Reconsidering a beloved quote
Be steady and well-ordered in your life, so that you can be fierce and original in your work. Gustave Flaubert
What a beautiful quote, right? It espouses the virtues of being balanced in your life, taking care to regularly oil all the parts that make the machinery of you, so that you might nurture the chance of doing good work.
A quote ceases to be merely a quote when it resonates with you. It becomes a belief, and to imbue it with usefulness so that we’re compelled to act upon that belief, we might shape it into a manifesto.
The quote has been my manifesto, guiding me for more than two years since I graduated from university. But even a diamond that is supposedly perfectly cut might appear to have asymmetry and flaws under intense examination.
I’m beginning to wonder if this manifesto of mine is a potentially asymmetrical and flawed.
Why is work so important?
I’m just going to go ahead and admit it - I’ve been reading a book. It’s not a typical kind of book in that it audaciously crosses the line between fact and fiction, the scientific and the anecdotal.
The Power Of Now is a brave treatise on the human condition as pitifully dictated by the mind. Its author, Eckhart Tolle, does not hold himself back from using made-up terms that grasp at the truths about spirituality that he has somehow managed to glimpse.
As long as my mind is ready for it, reading the book puts me in a calm but powerful stream of consciousness.
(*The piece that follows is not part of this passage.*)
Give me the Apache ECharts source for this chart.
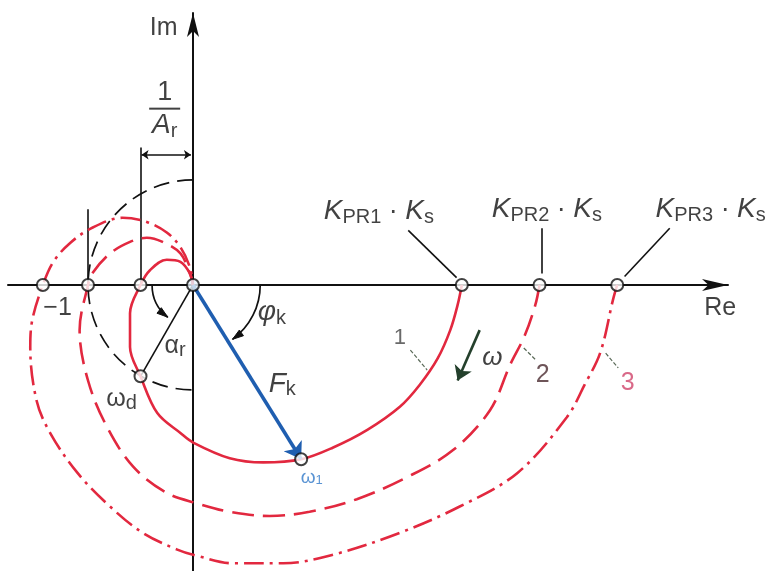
<!DOCTYPE html>
<html>
<head>
<meta charset="utf-8">
<script src="https://cdn.jsdelivr.net/npm/echarts@6/dist/echarts.min.js"></script>
<style>
html,body{margin:0;padding:0;background:#ffffff;}
#chart{width:774px;height:571px;}
</style>
</head>
<body>
<div id="chart"></div>
<script>
// Nyquist locus F_k(jw) for three controller gains (Re, Im)
const curve1 = [[2.56,0],[2.52,-0.19],[2.45,-0.43],[2.33,-0.70],[2.16,-0.95],[1.97,-1.16],[1.66,-1.38],[1.33,-1.55],[1.03,-1.66],[0.67,-1.69],[0.35,-1.65],[0,-1.50],[-0.12,-1.41],[-0.34,-1.22],[-0.50,-0.87],[-0.60,-0.59],[-0.60,-0.27],[-0.50,0],[-0.41,0.14],[-0.25,0.24],[-0.12,0.22],[-0.03,0.11],[0,0]];
const curve2 = [[3.30,0],[3.26,-0.19],[3.16,-0.48],[3.02,-0.76],[2.83,-1.19],[2.48,-1.57],[2.04,-1.83],[1.56,-2.04],[1.11,-2.16],[0.73,-2.20],[0.35,-2.16],[0.04,-2.08],[-0.25,-1.98],[-0.57,-1.73],[-0.82,-1.35],[-1.00,-0.91],[-1.08,-0.43],[-1.00,0],[-0.96,0.11],[-0.79,0.30],[-0.60,0.41],[-0.44,0.45],[-0.29,0.41],[-0.12,0.30],[-0.03,0.11],[0,0]];
const curve3 = [[4.04,0],[4.00,-0.14],[3.88,-0.64],[3.73,-0.95],[3.56,-1.26],[3.09,-1.79],[2.54,-2.11],[1.97,-2.36],[1.33,-2.57],[0.86,-2.65],[0.38,-2.65],[0.04,-2.58],[-0.15,-2.52],[-0.48,-2.36],[-0.79,-2.11],[-1.10,-1.79],[-1.36,-1.41],[-1.49,-1.10],[-1.55,-0.59],[-1.53,-0.33],[-1.43,0],[-1.33,0.22],[-1.17,0.40],[-0.95,0.55],[-0.67,0.64],[-0.44,0.60],[-0.25,0.50],[-0.12,0.36],[-0.03,0.17],[0,0]];

// marked points on the real axis and on the loci
const realAxisPoints = [[-1.43,0],[-1,0],[-0.5,0],[2.56,0],[3.30,0],[4.04,0]];
const originPoint = [0,0];
const omegaD = [-0.50,-0.87];
const omega1 = [1.03,-1.66];

// construction arcs around the origin: radius, start/end angle (deg)
const constructionArcs = [
  {r:1.00, from:90, to:270, dashed:true, arrow:false},
  {r:0.39, from:180, to:232, dashed:false, arrow:true},
  {r:0.64, from:0, to:-54, dashed:false, arrow:true}
];

const FONT = 'Liberation Sans';
const INK = '#111111';
const RED = '#e2283f';

// helper segments
const plainSegments = [
  {coords:[[-1,0],[-1,0.72]]},
  {coords:[[-0.5,0],[-0.5,1.31]]},
  {coords:[[0,0],omegaD]},
  {coords:[[2.05,0.52],[2.51,0.07]]},
  {coords:[[3.32,0.54],[3.32,0.11]]},
  {coords:[[4.54,0.54],[4.11,0.08]]}
];
const curveLeaders = [
  {coords:[[2.07,-0.62],[2.23,-0.81]]},
  {coords:[[3.15,-0.60],[3.27,-0.72]]},
  {coords:[[3.93,-0.65],[4.05,-0.79]]}
];

const labels = [
  {pos:[-0.28,2.45], text:'Im', style:'plain'},
  {pos:[5.02,-0.22], text:'Re', style:'plain'},
  {pos:[-1.29,-0.22], text:'\u22121', style:'plain'},
  {pos:[1.77,0.69], text:'{k|K}{s|PR1}{d| \u00b7 }{k|K}{s|s}', style:'rich'},
  {pos:[3.37,0.71], text:'{k|K}{s|PR2}{d| \u00b7 }{k|K}{s|s}', style:'rich'},
  {pos:[4.93,0.71], text:'{k|K}{s|PR3}{d| \u00b7 }{k|K}{s|s}', style:'rich'},
  {pos:[-0.27,1.66], text:'{n|1}\n{bar|}\n{k|A}{s|r}', style:'rich'},
  {pos:[-0.68,-1.08], text:'{m|\u03c9}{s|d}', style:'rich'},
  {pos:[-0.17,-0.58], text:'{m|\u03b1}{s|r}', style:'rich'},
  {pos:[0.75,-0.27], text:'{k|\u03c6}{s|k}', style:'rich'},
  {pos:[0.85,-0.95], text:'{k|F}{s|k}', style:'rich'},
  {pos:[1.13,-1.82], text:'{b|\u03c9}{bs|1}', style:'rich'},
  {pos:[2.85,-0.69], text:'\u03c9', style:'omega'},
  {pos:[1.97,-0.50], text:'1', style:'num'},
  {pos:[3.33,-0.86], text:'2', style:'num2'},
  {pos:[4.14,-0.93], text:'3', style:'num3'}
];

const richStyles = {
  k:{fontFamily:FONT, fontStyle:'italic', fontSize:28, color:INK, verticalAlign:'bottom', lineHeight:30, padding:[0,0,2,0]},
  m:{fontFamily:FONT, fontSize:25, color:INK, verticalAlign:'bottom', lineHeight:30, padding:[0,0,2,0]},
  s:{fontFamily:FONT, fontSize:20, color:INK, verticalAlign:'bottom', lineHeight:30},
  d:{fontFamily:FONT, fontSize:27, color:INK, verticalAlign:'bottom', lineHeight:30, padding:[0,0,2,0]},
  n:{fontFamily:FONT, fontSize:27, color:INK, lineHeight:26, align:'center'},
  bar:{width:31, height:2, backgroundColor:INK, lineHeight:6, align:'center'},
  b:{fontFamily:FONT, fontSize:19, color:'#2f78c8', verticalAlign:'bottom', lineHeight:22},
  bs:{fontFamily:FONT, fontSize:13, color:'#2f78c8', verticalAlign:'bottom', lineHeight:22}
};

function labelItem(l) {
  const base = {value:l.pos, label:{show:true, position:'inside', formatter:l.text, fontFamily:FONT, color:INK, fontSize:25}};
  if (l.style === 'rich') base.label.rich = richStyles;
  if (l.style === 'omega') { base.label.fontSize = 26; base.label.fontStyle = 'italic'; }
  if (l.style === 'num') { base.label.fontSize = 22; base.label.color = '#444'; }
  if (l.style === 'num2') { base.label.fontSize = 25; base.label.color = '#4a2a30'; }
  if (l.style === 'num3') { base.label.fontSize = 25; base.label.color = '#d0446a'; }
  return base;
}

function locus(name, data, dash) {
  return {
    name: name, type:'line', data:data, smooth:0.35, symbol:'none', z:3,
    lineStyle:{color:RED, width:2.6, type:dash, cap:'butt'}
  };
}

const chart = echarts.init(document.getElementById('chart'), null, {renderer:'canvas'});

chart.setOption({
  animation:false,
  backgroundColor:'#ffffff',
  grid:{left:8, right:46, top:13, bottom:0, containLabel:false},
  xAxis:{
    type:'value', min:-1.762, max:5.095,
    axisLine:{onZero:true, symbol:['none','arrow'], symbolSize:[9,26], lineStyle:{color:INK, width:2}},
    axisTick:{show:false}, axisLabel:{show:false}, splitLine:{show:false}
  },
  yAxis:{
    type:'value', min:-2.724, max:2.590,
    axisLine:{onZero:true, symbol:['none','arrow'], symbolSize:[9,24], lineStyle:{color:INK, width:2}},
    axisTick:{show:false}, axisLabel:{show:false}, splitLine:{show:false}
  },
  series:[
    locus('1', curve1, 'solid'),
    locus('2', curve2, [22,9]),
    locus('3', curve3, [20,6,3,6]),
    {
      type:'custom', coordinateSystem:'cartesian2d', z:2, clip:false,
      data: constructionArcs.map(function(a, i){ return [0, 0, i]; }),
      renderItem: function(params, api) {
        const a = constructionArcs[params.dataIndex];
        const c = api.coord([0,0]);
        const r = api.size([a.r, 0])[0];
        const t0 = a.from * Math.PI / 180, t1 = a.to * Math.PI / 180;
        const ccw = a.to > a.from;
        const children = [{
          type:'arc',
          shape:{cx:c[0], cy:c[1], r:r, startAngle:-t0, endAngle:-t1, clockwise:!ccw},
          style:{fill:null, stroke:INK, lineWidth:1.7, lineDash: a.dashed ? [16,8] : null}
        }];
        if (a.arrow) {
          const px = c[0] + r * Math.cos(t1), py = c[1] - r * Math.sin(t1);
          const dx = ccw ? -Math.sin(t1) : Math.sin(t1);
          const dy = ccw ? -Math.cos(t1) : Math.cos(t1);
          const L = 11, W = 3.5;
          const bx = px - dx * L, by = py - dy * L;
          children.push({
            type:'polygon',
            shape:{points:[[px,py],[bx - dy * W, by + dx * W],[bx + dy * W, by - dx * W]]},
            style:{fill:INK, stroke:INK, lineWidth:1}
          });
        }
        return {type:'group', children:children};
      }
    },
    {
      type:'lines', coordinateSystem:'cartesian2d', z:2, symbol:['none','none'],
      lineStyle:{color:INK, width:1.6, opacity:1},
      data: plainSegments
    },
    {
      type:'lines', coordinateSystem:'cartesian2d', z:2, symbol:['none','none'],
      lineStyle:{color:'#5a6a58', width:1.2, opacity:1, type:[4,2]},
      data: curveLeaders
    },
    {
      type:'lines', coordinateSystem:'cartesian2d', z:2, symbol:['arrow','arrow'], symbolSize:7,
      lineStyle:{color:INK, width:1.6, opacity:1},
      data:[{coords:[[-0.49,1.24],[-0.02,1.24]]}]
    },
    {
      type:'lines', coordinateSystem:'cartesian2d', z:4, symbol:['none','arrow'], symbolSize:[8,16],
      lineStyle:{color:'#1f5eb0', width:3.5, opacity:1},
      data:[{coords:[originPoint, omega1]}]
    },
    {
      type:'lines', coordinateSystem:'cartesian2d', z:4, symbol:['none','arrow'], symbolSize:[8,14],
      lineStyle:{color:'#24402c', width:2.6, opacity:1},
      data:[{coords:[[2.73,-0.43],[2.52,-0.91]]}]
    },
    {
      type:'scatter', z:6, symbol:'circle', symbolSize:12, clip:false,
      itemStyle:{color:'#ffffff', borderColor:INK, borderWidth:2},
      data: realAxisPoints.concat([omegaD, omega1])
    },
    {
      type:'scatter', z:6, symbol:'circle', symbolSize:12, clip:false,
      itemStyle:{color:'#e8f4fb', borderColor:INK, borderWidth:2},
      data:[originPoint]
    },
    {
      type:'scatter', z:8, symbol:'circle', symbolSize:1, clip:false,
      itemStyle:{color:'transparent'},
      data: labels.map(labelItem)
    }
  ]
});
</script>
</body>
</html>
Perhaps coffee also has something to do with it. In this fleeting state of mental clarity, I’m better able to see things for what they are. In this sitting, I saw that my beloved quote—manifesto—is imperfect. I saw not just a blemish - I saw a flaw.
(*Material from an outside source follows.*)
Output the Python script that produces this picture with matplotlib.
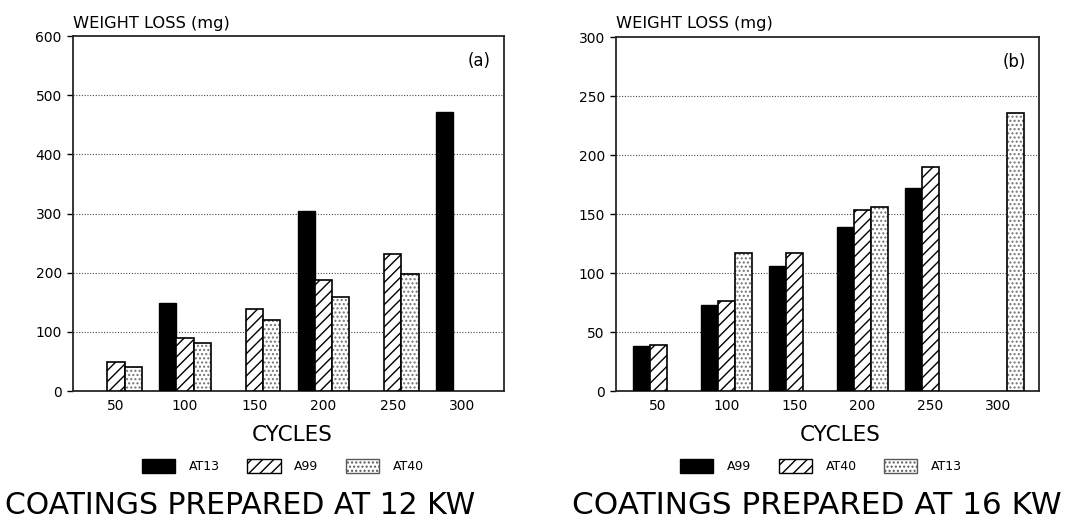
import matplotlib
matplotlib.use("Agg")
import matplotlib.pyplot as plt
import matplotlib.patches as mpatches
import numpy as np

plt.rcParams['hatch.linewidth'] = 1.0
plt.rcParams['font.family'] = ['DejaVu Sans']

cycles = ["50", "100", "150", "200", "250", "300"]

# Panel (a): coatings prepared at 12 kW
a_labels = ["AT13", "A99", "AT40"]
a_at13 = [0, 148, 0, 305, 0, 472]
a_a99 = [49, 90, 139, 187, 232, 0]
a_at40 = [40, 81, 120, 159, 198, 0]

# Panel (b): coatings prepared at 16 kW
b_labels = ["A99", "AT40", "AT13"]
b_a99 = [38, 73, 106, 139, 172, 0]
b_at40 = [39, 76, 117, 153, 190, 0]
b_at13 = [0, 117, 0, 156, 0, 236]

fig = plt.figure(figsize=(10.67, 5.19), dpi=100)
axa = fig.add_axes([0.0684, 0.2466, 0.404, 0.684])
axb = fig.add_axes([0.5773, 0.2466, 0.3964, 0.6821])

W = 0.25
SOLID = dict(facecolor='black', edgecolor='black', linewidth=1.0)
HATCH = dict(facecolor='white', edgecolor='black', hatch='///', linewidth=1.2)


def dotted(ax, x, h):
    ax.bar(x, h, W, facecolor='white', edgecolor='0.45', hatch='....', linewidth=0, zorder=3)
    ax.bar(x, h, W, fill=False, edgecolor='black', linewidth=1.2, zorder=3)


def fit(t, width_px):
    r = fig.canvas.get_renderer()
    w = t.get_window_extent(renderer=r).width
    t.set_fontsize(t.get_fontsize() * width_px / w)


def fy(py):
    return 1 - py / 519


def panel(ax, s1, s2, s3, ymax, ystep, tag, xl):
    x = np.arange(len(cycles))
    s1 = np.array(s1); s2 = np.array(s2); s3 = np.array(s3)
    m1 = s1 > 0; m2 = s2 > 0; m3 = s3 > 0
    ax.bar(x[m1] - W, s1[m1], W, **SOLID, zorder=3)
    ax.bar(x[m2], s2[m2], W, **HATCH, zorder=3)
    dotted(ax, x[m3] + W, s3[m3])
    ax.set_xlim(*xl)
    ax.set_ylim(0, ymax)
    yt = np.arange(0, ymax + 1, ystep)
    ax.set_yticks(yt)
    ax.set_xticks(x)
    ax.set_xticklabels(cycles, fontsize=10)
    ax.tick_params(axis='x', length=0, pad=6)
    ax.tick_params(axis='y', length=4, width=1.0, direction='out', pad=4, labelsize=10)
    for t in yt[1:-1]:
        ax.axhline(t, color='0.3', linestyle=(0, (1, 1.5)), linewidth=0.8, zorder=1)
    for sp in ax.spines.values():
        sp.set_linewidth(1.3)
        sp.set_color('0.15')
    ax.text(0.97, 0.93, tag, transform=ax.transAxes, ha='right', va='center', fontsize=12)


panel(axa, a_at13, a_a99, a_at40, 600, 100, "(a)", (-0.62, 5.61))
panel(axb, b_a99, b_at40, b_at13, 300, 50, "(b)", (-0.62, 5.6))

for x0 in (73, 616):
    t = fig.text(x0 / 1067, fy(28), "WEIGHT LOSS (mg)", ha='left', va='baseline',
                 fontsize=9)
    fit(t, 157)

for cx in (292, 840):
    t = fig.text(cx / 1067, fy(441), "CYCLES", ha='center', va='baseline', fontsize=12)
    fit(t, 80)


def legend_handles():
    h1 = mpatches.Patch(facecolor='black', edgecolor='black')
    h2 = mpatches.Patch(facecolor='white', edgecolor='black', hatch='///', linewidth=1.0)
    h3 = mpatches.Patch(facecolor='white', edgecolor='0.35', hatch='....', linewidth=1.0)
    return [h1, h2, h3]


for cx, labs in ((283 / 1067, a_labels), (821 / 1067, b_labels)):
    fig.legend(legend_handles(), labs, loc='center', bbox_to_anchor=(cx, fy(466)),
               ncol=3, frameon=False, fontsize=9, handlelength=2.65, handleheight=1.3,
               handletextpad=1.1, columnspacing=2.2)

for x0, w, txt in ((5, 470, "COATINGS PREPARED AT 12 KW"), (572, 490, "COATINGS PREPARED AT 16 KW")):
    t = fig.text(x0 / 1067, fy(514), txt, ha='left', va='baseline', fontsize=20)
    fit(t, w)

fig.savefig("out.png", dpi=100)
Reading, with my handmade bookmark with my beloved quote on the table
The quote essentially says that we should ensure our life is balanced so that we can, ultimately, do good work.
But accepting this as a truth is to also accept the assumption that the work each of us does in our short lifetimes is of supreme importance.
Is our work the end all and be all of our lives, belonging to the center of our existence?
No, of course not. I can invent the cure for cancer and still find it meaningless if I don’t have my wife and parents to share the joy of my achievement with.
Let me get straight to the attack here: this quote is too presumptuous about what is important in life. It puts work on a pedestal it doesn’t belong on.
One could live by this manifesto and grow an outsized pride about one’s work. But what—who—is the work we do ultimately for?
Work is secondary to the purpose it serves. Engineers write software to help people navigate daily life with greater convenience, assurance, and consistency. Artists paint, write, sculpt, choreograph, and draw in order to provoke or tease thought in people so that they might be inspired to do something differently.
That pride should insidiously be sown and grown in one who lives by such an apparently beautiful manifesto is a dangerous but important realisation.
I see this revelation as a testament to the power of being in the present (“the power of now”). By freeing my self from my relentless mind, I was able past the fog that shrouds even our deeply held beliefs.